▶ [REQUEST] Return only the lines from the top of the data down to the one that holds "const yPad = (yMax - yMin) * 0.05;", both included, without any pictures.

▶ [SOURCE DATA]
-- Begin --

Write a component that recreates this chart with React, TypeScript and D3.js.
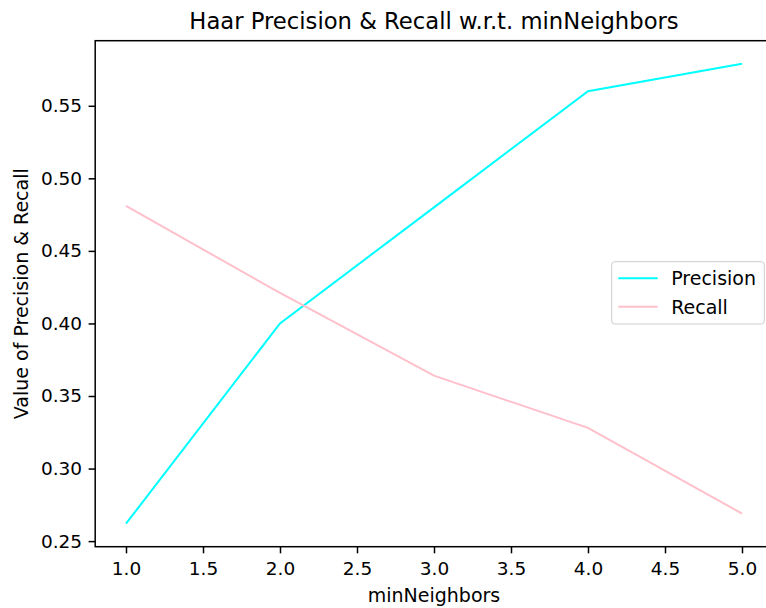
import React, { useEffect, useRef } from "react";
import * as d3 from "d3";

// data
const neighbors = [1, 2, 3, 4, 5];
const precision = [0.262, 0.4, 0.48, 0.56, 0.579];
const recall = [0.481, 0.421, 0.364, 0.328, 0.269];
const xTicks = [1.0, 1.5, 2.0, 2.5, 3.0, 3.5, 4.0, 4.5, 5.0];
const yTicks = [0.25, 0.3, 0.35, 0.4, 0.45, 0.5, 0.55];

const seriesNames = ["Precision", "Recall"];
const colors = { Precision: "#00ffff", Recall: "#ffc0cb" };

const W = 766;
const H = 608;
const FONT = "'DejaVu Sans', sans-serif";

function App() {
  const svgRef = useRef(null);

  useEffect(() => {
    const svg = d3.select(svgRef.current);
    svg.selectAll("*").remove();

    const left = 95.2, right = 772.8, top = 40.7, bottom = 546.7;

    // matplotlib-style 5% margins
    const xMin = d3.min(neighbors), xMax = d3.max(neighbors);
    const xPad = (xMax - xMin) * 0.05;
    const all = precision.concat(recall);
    const yMin = d3.min(all), yMax = d3.max(all);
    const yPad = (yMax - yMin) * 0.05;

    const x = d3.scaleLinear().domain([xMin - xPad, xMax + xPad]).range([left, right]);
    const y = d3.scaleLinear().domain([yMin - yPad, yMax + yPad]).range([bottom, top]);

    // lines
    const line = d3.line().x(d => x(d[0])).y(d => y(d[1]));
    const series = [
      { key: "Precision", values: neighbors.map((n, i) => [n, precision[i]]) },
      { key: "Recall", values: neighbors.map((n, i) => [n, recall[i]]) },
    ];
    svg.selectAll(".series")
      .data(series)
      .join("path")
      .attr("class", "series")
      .attr("d", d => line(d.values))
      .attr("fill", "none")
      .attr("stroke", d => colors[d.key])
      .attr("stroke-width", 2);

    // axes
    const xAxis = d3.axisBottom(x).tickValues(xTicks).tickFormat(d3.format(".1f"))
      .tickSize(6.6).tickPadding(8.5).tickSizeOuter(0);
    const gx = svg.append("g").attr("transform", `translate(0,${bottom})`).call(xAxis);
    gx.select(".domain").remove();
    gx.selectAll("line").attr("stroke", "#000").attr("stroke-width", 1.5);
    gx.selectAll("text").attr("font-family", FONT).attr("font-size", 18.5).attr("fill", "#000");

    const yAxis = d3.axisLeft(y).tickValues(yTicks).tickFormat(d3.format(".2f"))
      .tickSize(6.6).tickPadding(6.5).tickSizeOuter(0);
    const gy = svg.append("g").attr("transform", `translate(${left},0)`).call(yAxis);
    gy.select(".domain").remove();
    gy.selectAll("line").attr("stroke", "#000").attr("stroke-width", 1.5);
    gy.selectAll("text").attr("font-family", FONT).attr("font-size", 18.5).attr("fill", "#000");

    // spines
    svg.append("rect")
      .attr("x", left).attr("y", top)
      .attr("width", right - left).attr("height", bottom - top)
      .attr("fill", "none").attr("stroke", "#000").attr("stroke-width", 1.5);

    // title and labels
    svg.append("text")
      .attr("x", (left + right) / 2).attr("y", 29)
      .attr("text-anchor", "middle")
      .attr("font-family", FONT).attr("font-size", 22.7)
      .text("Haar Precision & Recall w.r.t. minNeighbors");

    svg.append("text")
      .attr("x", (left + right) / 2).attr("y", 602)
      .attr("text-anchor", "middle")
      .attr("font-family", FONT).attr("font-size", 19)
      .text("minNeighbors");

    svg.append("text")
      .attr("transform", `translate(28,${(top + bottom) / 2}) rotate(-90)`)
      .attr("text-anchor", "middle")
      .attr("font-family", FONT).attr("font-size", 19)
      .text("Value of Precision & Recall");

    // legend
    const lg = svg.append("g").attr("transform", "translate(611.7,261.7)");
    lg.append("rect")
      .attr("width", 152.6).attr("height", 62.3).attr("rx", 3)
      .attr("fill", "#fff").attr("fill-opacity", 0.8)
      .attr("stroke", "#cccccc").attr("stroke-width", 1);
    const items = lg.selectAll(".item")
      .data(seriesNames)
      .join("g")
      .attr("class", "item")
      .attr("transform", (d, i) => `translate(0,${16.6 + i * 28.4})`);
    items.append("line")
      .attr("x1", 6.6).attr("x2", 46)
      .attr("stroke", d => colors[d]).attr("stroke-width", 2);
    items.append("text")
      .attr("x", 59.5).attr("y", 6.8)
      .attr("font-family", FONT).attr("font-size", 19)
      .text(d => d);
  }, []);

  return (
    <svg ref={svgRef} width={W} height={H}
      style={{ position: "absolute", left: 0, top: 0, background: "#fff" }} />
  );
}

export default App;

-- End --

▶ [TASK RESPONSE]
Write a component that recreates this chart with React, TypeScript and D3.js.
import React, { useEffect, useRef } from "react";
import * as d3 from "d3";

// data
const neighbors = [1, 2, 3, 4, 5];
const precision = [0.262, 0.4, 0.48, 0.56, 0.579];
const recall = [0.481, 0.421, 0.364, 0.328, 0.269];
const xTicks = [1.0, 1.5, 2.0, 2.5, 3.0, 3.5, 4.0, 4.5, 5.0];
const yTicks = [0.25, 0.3, 0.35, 0.4, 0.45, 0.5, 0.55];

const seriesNames = ["Precision", "Recall"];
const colors = { Precision: "#00ffff", Recall: "#ffc0cb" };

const W = 766;
const H = 608;
const FONT = "'DejaVu Sans', sans-serif";

function App() {
  const svgRef = useRef(null);

  useEffect(() => {
    const svg = d3.select(svgRef.current);
    svg.selectAll("*").remove();

    const left = 95.2, right = 772.8, top = 40.7, bottom = 546.7;

    // matplotlib-style 5% margins
    const xMin = d3.min(neighbors), xMax = d3.max(neighbors);
    const xPad = (xMax - xMin) * 0.05;
    const all = precision.concat(recall);
    const yMin = d3.min(all), yMax = d3.max(all);
    const yPad = (yMax - yMin) * 0.05;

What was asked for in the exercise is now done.